Exercise – From the first line of the listing below to the line with "minimum width=173pt, minimum", print each line exactly, and nothing more. Leave out the pictures.

++++

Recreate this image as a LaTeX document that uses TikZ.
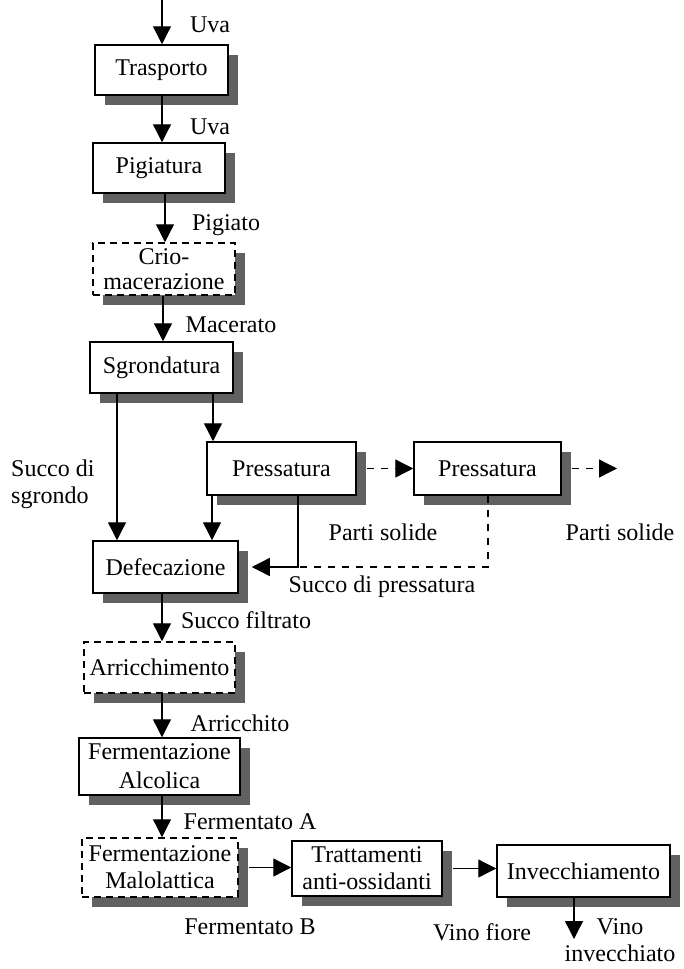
\documentclass[tikz,border=0pt]{standalone}
\usepackage{fontspec}
\setmainfont{Liberation Serif}
\usetikzlibrary{arrows.meta,shadows}
\begin{document}
\begin{tikzpicture}[x=1pt,y=-1pt,
  font=\fontsize{24}{27}\selectfont,
  box/.style={draw, line width=1.5pt, fill=white, align=center, inner sep=0pt,
    drop shadow={shadow xshift=10pt, shadow yshift=-10pt, fill=black!62, opacity=1}},
  dbox/.style={box, dash pattern=on 7pt off 5pt},
  arr/.style={line width=1.3pt, -{Triangle[width=18pt,length=18pt]}},
  darr/.style={arr, dash pattern=on 7pt off 7pt},
  dline/.style={line width=1.3pt, dash pattern=on 7pt off 7pt},
  lbl/.style={inner sep=0pt, align=center}]
\useasboundingbox (0,0) rectangle (683,969);
\fill[white] (0,0) rectangle (683,969);

% boxes
\node[box, minimum width=133pt, minimum height=50pt] (tra) at (161.5,70) {Trasporto};
\node[box, minimum width=132pt, minimum height=50pt] (pig) at (159,168) {Pigiatura};
\node[dbox, minimum width=142pt, minimum height=52pt, font=\fontsize{24}{25}\selectfont] (crio) at (164,269) {Crio-\\macerazione};
\node[box, minimum width=143pt, minimum height=51pt] (sgr) at (161.5,367.5) {Sgrondatura};
\node[box, minimum width=149pt, minimum height=53pt] (p1) at (281.5,468.5) {Pressatura};
\node[box, minimum width=147pt, minimum height=53pt] (p2) at (487.5,468.5) {Pressatura};
\node[box, minimum width=145pt, minimum height=52pt] (def) at (165.5,567) {Defecazione};
\node[dbox, minimum width=151pt, minimum height=51pt] (arr) at (159.5,667.5) {Arricchimento};
\node[box, minimum width=161pt, minimum height=57pt, font=\fontsize{24}{29}\selectfont] (fa) at (159.5,766.5) {Fermentazione\\Alcolica};
\node[dbox, minimum width=156pt, minimum height=59pt] (malo) at (160,867.5) {Fermentazione\\Malolattica};
\node[box, minimum width=150pt, minimum height=55pt] (tra2) at (367,868.5) {Trattamenti\\anti-ossidanti};
\node[box, minimum width=173pt, minimum height=52pt] (inv) at (583.5,871) {Invecchiamento};

% labels
\node[lbl] (l1) at (210,25) {Uva};
\node[lbl] (l2) at (210,127) {Uva};
\node[lbl] (l3) at (226,225) {Pigiato};
\node[lbl] (l4) at (231,325) {Macerato};
\node[lbl, align=left, anchor=west] (l5) at (11,484) {Succo di\\sgrondo};
\node[lbl] (l6) at (383,532) {Parti solide};
\node[lbl] (l7) at (620,532) {Parti solide};
\node[lbl] (l8) at (382,587) {Succo di pressatura};
\node[lbl] (l9) at (246,620) {Succo filtrato};
\node[lbl] (l10) at (240,723) {Arricchito};
\node[lbl] (l11) at (250,822) {Fermentato A};
\node[lbl] (l12) at (250,927) {Fermentato B};
\node[lbl] (l13) at (482,932) {Vino fiore};
\node[lbl, font=\fontsize{24}{27}\selectfont] (l14) at (620,940) {Vino\\invecchiato};

% connectors
\coordinate (a1) at (162,0);
\draw[arr] (a1) -- (a1 |- tra.north);
\path ([xshift=0.5pt]tra.south) coordinate (a2);
\draw[arr] (a2) -- (a2 |- pig.north);
\path ([xshift=6pt]pig.south) coordinate (a3);
\draw[arr] (a3) -- (a3 |- crio.north);
\path ([xshift=-1pt]crio.south) coordinate (a4);
\draw[arr] (a4) -- (a4 |- sgr.north);
\path ([xshift=-44.5pt]sgr.south) coordinate (a5);
\draw[arr] (a5) -- (a5 |- def.north);
\path ([xshift=51.5pt]sgr.south) coordinate (a6);
\draw[arr] (a6) -- (a6 |- p1.north);
\path ([xshift=-69.5pt]p1.south) coordinate (a7);
\draw[arr] (a7) -- (a7 |- def.north);
\path ([xshift=16.5pt]p1.south) coordinate (a8);
\draw[arr] (a8) |- ([xshift=13pt]def.east);
\path ([xshift=0.5pt]p2.south) coordinate (a9);
\draw[dline] (a9) |- (a8 |- def.east);
\draw[darr] ([xshift=10pt]p1.east) -- (p2.west);
\coordinate (o1) at (617,468.5);
\draw[darr] ([xshift=10pt]p2.east) -- (o1);
\path ([xshift=-3.5pt]def.south) coordinate (a10);
\draw[arr] (a10) -- (a10 |- arr.north);
\path ([xshift=2.5pt]arr.south) coordinate (a11);
\draw[arr] (a11) -- (a11 |- fa.north);
\path ([xshift=2.5pt]fa.south) coordinate (a12);
\draw[arr] (a12) -- (a12 |- malo.north);
\path ([xshift=10pt]malo.east) coordinate (b1);
\draw[arr] (b1) -- (b1 -| tra2.west);
\path ([xshift=10pt]tra2.east) coordinate (b2);
\draw[arr] (b2) -- (b2 -| inv.west);
\path ([xshift=-9.5pt]inv.south) coordinate (a13);
\coordinate (o2) at (574,939);
\draw[arr] (a13) -- (o2);
\end{tikzpicture}
\end{document}
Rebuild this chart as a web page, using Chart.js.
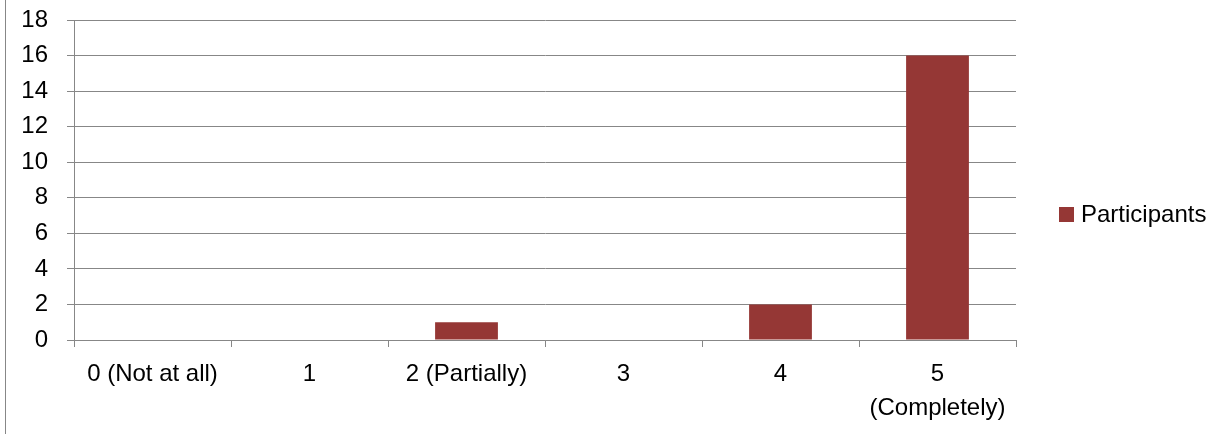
<!DOCTYPE html>
<html>
<head>
<meta charset="utf-8">
<script src="https://cdn.jsdelivr.net/npm/chart.js@4/dist/chart.umd.min.js"></script>
<style>
  html, body { margin: 0; padding: 0; background: #fff; }
  canvas { display: block; }
</style>
</head>
<body>
<canvas id="chart" width="1215" height="434"></canvas>
<script>
// Survey answers on a 0-5 scale and how many participants chose each
const categories = ['0 (Not at all)', '1', '2 (Partially)', '3', '4', ['5', '(Completely)']];
const participants = [0, 0, 1, 0, 2, 16];
const seriesName = 'Participants';
const yMin = 0;
const yMax = 18;
const yStep = 2;

const FONT = 'Liberation Sans, Arial, sans-serif';
const BAR_COLOR = '#953735';
const LINE_COLOR = '#878787';

// Frame line on the left and a right-hand legend drawn next to the plot
const decorations = {
  id: 'decorations',
  afterDraw(chart) {
    const ctx = chart.ctx;
    ctx.save();
    ctx.strokeStyle = LINE_COLOR;
    ctx.lineWidth = 1;
    ctx.beginPath();
    ctx.moveTo(5.5, 0);
    ctx.lineTo(5.5, chart.height);
    ctx.stroke();

    const ds = chart.data.datasets[0];
    const cy = 214.5;
    ctx.fillStyle = ds.backgroundColor;
    ctx.fillRect(1059, cy - 7.5, 15, 15);
    ctx.fillStyle = '#000';
    ctx.font = '24px ' + FONT;
    ctx.textBaseline = 'middle';
    ctx.textAlign = 'left';
    ctx.fillText(ds.label, 1081, cy + 1);
    ctx.restore();
  }
};

new Chart(document.getElementById('chart'), {
  type: 'bar',
  data: {
    labels: categories,
    datasets: [{
      label: seriesName,
      data: participants,
      backgroundColor: BAR_COLOR,
      borderWidth: 0,
      categoryPercentage: 1,
      barPercentage: 0.4
    }]
  },
  options: {
    responsive: false,
    devicePixelRatio: 1,
    animation: false,
    layout: { autoPadding: false, padding: { left: 0, top: 20, right: 199, bottom: 0 } },
    plugins: {
      legend: { display: false },
      tooltip: { enabled: false }
    },
    scales: {
      x: {
        afterFit(scale) {
          scale.height = 94;
          scale.paddingLeft = 0;
          scale.paddingRight = 0;
        },
        grid: {
          offset: true,
          drawOnChartArea: false,
          drawTicks: true,
          tickLength: 7,
          color: LINE_COLOR
        },
        border: { display: true, color: LINE_COLOR, width: 1 },
        ticks: {
          color: '#000',
          padding: 10,
          maxRotation: 0,
          autoSkip: false,
          font: { family: FONT, size: 24, lineHeight: 1.42 }
        }
      },
      y: {
        min: yMin,
        max: yMax,
        afterFit(scale) {
          scale.width = 74;
          scale.paddingTop = 0;
          scale.paddingBottom = 0;
        },
        grid: {
          color: LINE_COLOR,
          drawTicks: true,
          tickLength: 7
        },
        border: { display: true, color: LINE_COLOR, width: 1 },
        ticks: {
          stepSize: yStep,
          color: '#000',
          padding: 19,
          font: { family: FONT, size: 24 }
        }
      }
    }
  },
  plugins: [decorations]
});
</script>
</body>
</html>
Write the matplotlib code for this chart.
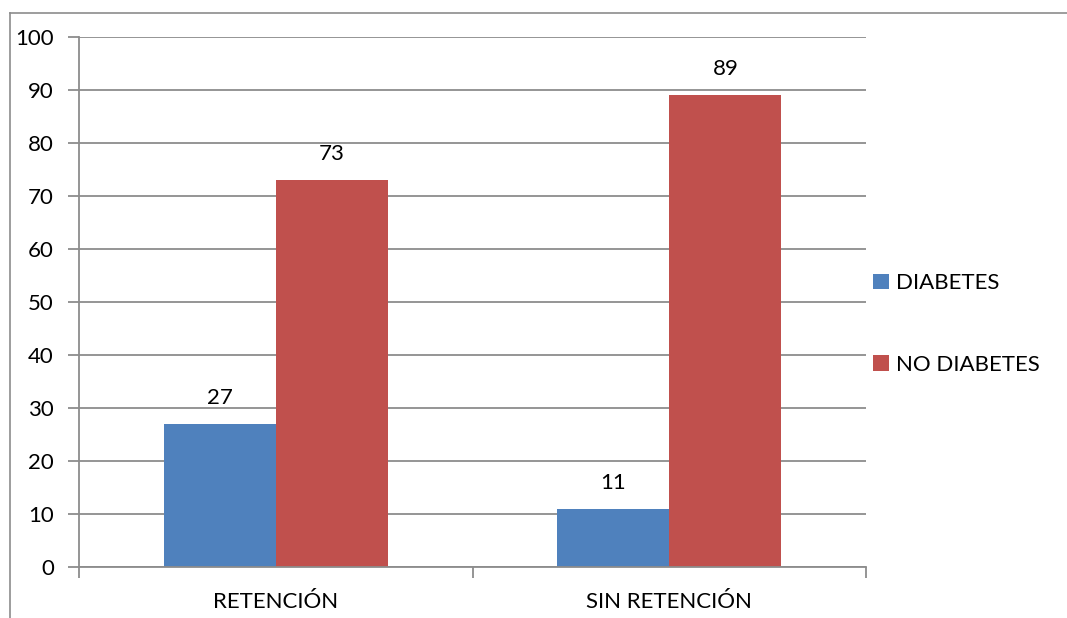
import matplotlib
matplotlib.use("Agg")
import matplotlib.pyplot as plt
import numpy as np
from matplotlib.lines import Line2D

categories = ["RETENCIÓN", "SIN RETENCIÓN"]
series_names = ["DIABETES", "NO DIABETES"]
diabetes = [27, 11]
no_diabetes = [73, 89]
yticks = [0, 10, 20, 30, 40, 50, 60, 70, 80, 90, 100]

colors = ["#4F81BD", "#C0504D"]
grid_c = "#8C8C8C"
plt.rcParams['font.family'] = ['Lato', 'DejaVu Sans']
FS = 16

W, H = 1067, 618
fig = plt.figure(figsize=(W/100, H/100), dpi=100)
ax = fig.add_axes([79/W, 1-567/H, (866-79)/W, (567-37)/H])

x = np.arange(len(categories))
bw = 112/393
b1 = ax.bar(x - bw/2, diabetes, bw, color=colors[0], label=series_names[0])
b2 = ax.bar(x + bw/2, no_diabetes, bw, color=colors[1], label=series_names[1])
for bars, vals in ((b1, diabetes), (b2, no_diabetes)):
    for r, v in zip(bars, vals):
        ax.text(r.get_x() + r.get_width()/2, v + 3, str(v), ha='center', va='bottom', fontsize=FS)

ax.set_xlim(-0.5, 1.5)
ax.set_ylim(0, 100)
ax.set_yticks(yticks)
ax.yaxis.grid(True, color=grid_c, linewidth=1.3)
ax.set_axisbelow(True)
for s in ['top', 'right']:
    ax.spines[s].set_visible(False)
for s in ['left', 'bottom']:
    ax.spines[s].set_color(grid_c)
    ax.spines[s].set_linewidth(1.3)
ax.tick_params(axis='y', length=8, color=grid_c, width=1.3, labelsize=FS, pad=10)
ax.set_xticks([-0.5, 0.5, 1.5], minor=False)
ax.set_xticklabels(["", "", ""])
ax.tick_params(axis='x', length=8, color=grid_c, width=1.3)
for xi, c in zip(x, categories):
    ax.text(xi, -4.8, c, ha='center', va='top', fontsize=FS, transform=ax.transData)

leg = fig.legend(handles=[b1, b2], labels=series_names, loc='center left',
                 bbox_to_anchor=(853/W, 1-324/H), frameon=False, fontsize=FS,
                 handlelength=0.7, handleheight=0.7, handletextpad=0.35, labelspacing=2.75)

# outer chart border (cropped)
fig.add_artist(Line2D([9.5/W, 9.5/W], [0, 1-12.5/H], color="#8C8C8C", linewidth=1.2))
fig.add_artist(Line2D([9.5/W, 1], [1-12.5/H, 1-12.5/H], color="#8C8C8C", linewidth=1.2))

fig.savefig("out.png", dpi=100)
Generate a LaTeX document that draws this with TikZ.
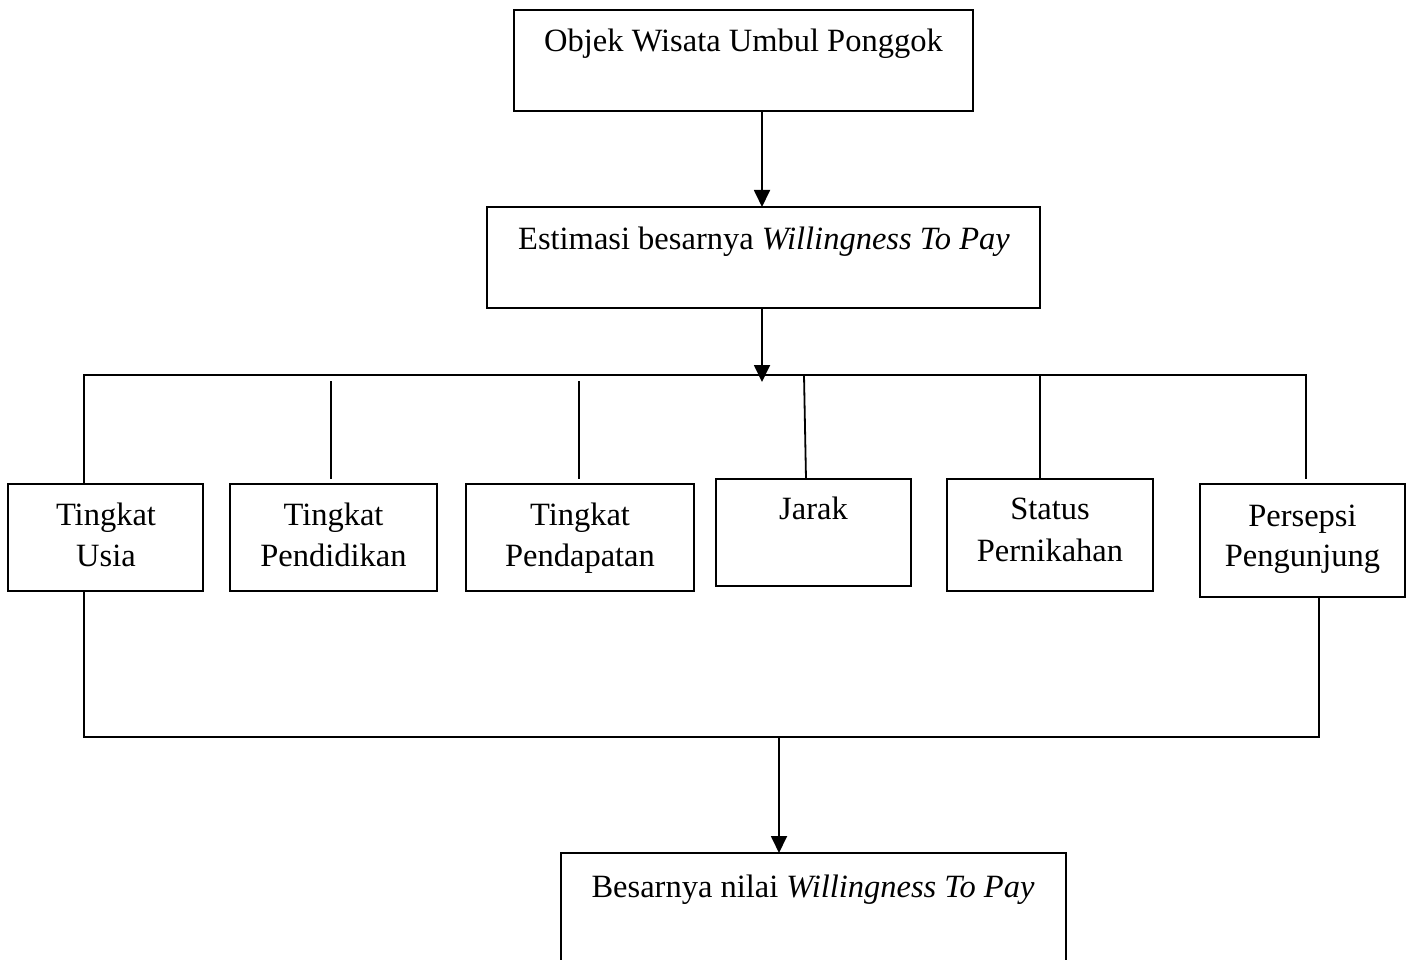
\documentclass[tikz,border=0pt]{standalone}
\usepackage{fontspec}
\setmainfont{Liberation Serif}
\usetikzlibrary{arrows.meta}
\tikzset{
  box/.style={draw, line width=1.8pt, inner sep=0pt, outer sep=0pt},
  txt/.style={anchor=base, inner sep=0pt, font=\fontsize{32.5}{42}\selectfont},
  ln/.style={line width=1.8pt},
  arr/.style={line width=1.8pt, -{Triangle[length=17pt,width=16pt]}}
}
\begin{document}
\begin{tikzpicture}[x=1pt,y=-1pt]
\useasboundingbox (0,0) rectangle (1411,960);
% boxes
\node[box, minimum width=459pt, minimum height=101pt] (b1) at (743.5,60.5) {};
\node[box, minimum width=553pt, minimum height=101pt] (b2) at (763.5,257.5) {};
\node[box, minimum width=195pt, minimum height=107pt] (u) at (105.5,537.5) {};
\node[box, minimum width=207pt, minimum height=107pt] (pd) at (333.5,537.5) {};
\node[box, minimum width=228pt, minimum height=107pt] (pp) at (580,537.5) {};
\node[box, minimum width=195pt, minimum height=107pt] (j) at (813.5,532.5) {};
\node[box, minimum width=206pt, minimum height=112pt] (s) at (1050,535) {};
\node[box, minimum width=205pt, minimum height=113pt] (ps) at (1302.5,540.5) {};
\node[box, minimum width=505pt, minimum height=115pt] (bt) at (813.5,910.5) {};
% texts
\node[txt] (t1) at (743.5,52) {Objek Wisata Umbul Ponggok};
\node[txt] (t2) at (764,249) {Estimasi besarnya \textit{Willingness To Pay}};
\node[txt] (tu1) at (106,525) {Tingkat};
\node[txt] (tu2) at (106,566) {Usia};
\node[txt] (tpd1) at (333.5,525) {Tingkat};
\node[txt] (tpd2) at (333.5,566) {Pendidikan};
\node[txt] (tpp1) at (580,525) {Tingkat};
\node[txt] (tpp2) at (580,566) {Pendapatan};
\node[txt] (tj) at (813.5,519) {Jarak};
\node[txt] (ts1) at (1050,519) {Status};
\node[txt] (ts2) at (1050,561) {Pernikahan};
\node[txt] (tps1) at (1302.5,526) {Persepsi};
\node[txt] (tps2) at (1302.5,566) {Pengunjung};
\node[txt] (tb) at (813,897) {Besarnya nilai \textit{Willingness To Pay}};
% connector points
\coordinate (tL) at (84,375);
\coordinate (tR) at (1306,375);
\coordinate (a2) at (762,382);
\coordinate (pdT) at (331,381);
\coordinate (pdB) at (331,479);
\coordinate (ppT) at (579,381);
\coordinate (ppB) at (579,479);
\coordinate (jT) at (804,375);
\coordinate (jB) at (806,479);
\coordinate (sT) at (1040,375);
\coordinate (psB) at (1306,479);
\coordinate (bL) at (84,737);
\coordinate (bR) at (1319,737);
\coordinate (bM) at (779,737);
% connectors
\draw[arr] (b1.south -| 762,0) -- (b2.north -| 762,0);
\draw[arr] (b2.south -| 762,0) -- (a2);
\draw[ln] (u.north -| tL) -- (tL) -- (tR) -- (psB);
\draw[ln] (pdT) -- (pdB);
\draw[ln] (ppT) -- (ppB);
\draw[ln] (jT) -- (jB);
\draw[ln] (sT) -- (s.north -| sT);
\draw[ln] (u.south -| bL) -- (bL) -- (bR) -- (ps.south -| bR);
\draw[arr] (bM) -- (bt.north -| bM);
\end{tikzpicture}
\end{document}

++++

Solved exercise –
Recreate this image as a LaTeX document that uses TikZ.
\documentclass[tikz,border=0pt]{standalone}
\usepackage{fontspec}
\setmainfont{Liberation Serif}
\usetikzlibrary{arrows.meta,shadows}
\begin{document}
\begin{tikzpicture}[x=1pt,y=-1pt,
  font=\fontsize{24}{27}\selectfont,
  box/.style={draw, line width=1.5pt, fill=white, align=center, inner sep=0pt,
    drop shadow={shadow xshift=10pt, shadow yshift=-10pt, fill=black!62, opacity=1}},
  dbox/.style={box, dash pattern=on 7pt off 5pt},
  arr/.style={line width=1.3pt, -{Triangle[width=18pt,length=18pt]}},
  darr/.style={arr, dash pattern=on 7pt off 7pt},
  dline/.style={line width=1.3pt, dash pattern=on 7pt off 7pt},
  lbl/.style={inner sep=0pt, align=center}]
\useasboundingbox (0,0) rectangle (683,969);
\fill[white] (0,0) rectangle (683,969);

% boxes
\node[box, minimum width=133pt, minimum height=50pt] (tra) at (161.5,70) {Trasporto};
\node[box, minimum width=132pt, minimum height=50pt] (pig) at (159,168) {Pigiatura};
\node[dbox, minimum width=142pt, minimum height=52pt, font=\fontsize{24}{25}\selectfont] (crio) at (164,269) {Crio-\\macerazione};
\node[box, minimum width=143pt, minimum height=51pt] (sgr) at (161.5,367.5) {Sgrondatura};
\node[box, minimum width=149pt, minimum height=53pt] (p1) at (281.5,468.5) {Pressatura};
\node[box, minimum width=147pt, minimum height=53pt] (p2) at (487.5,468.5) {Pressatura};
\node[box, minimum width=145pt, minimum height=52pt] (def) at (165.5,567) {Defecazione};
\node[dbox, minimum width=151pt, minimum height=51pt] (arr) at (159.5,667.5) {Arricchimento};
\node[box, minimum width=161pt, minimum height=57pt, font=\fontsize{24}{29}\selectfont] (fa) at (159.5,766.5) {Fermentazione\\Alcolica};
\node[dbox, minimum width=156pt, minimum height=59pt] (malo) at (160,867.5) {Fermentazione\\Malolattica};
\node[box, minimum width=150pt, minimum height=55pt] (tra2) at (367,868.5) {Trattamenti\\anti-ossidanti};
\node[box, minimum width=173pt, minimum height=52pt] (inv) at (583.5,871) {Invecchiamento};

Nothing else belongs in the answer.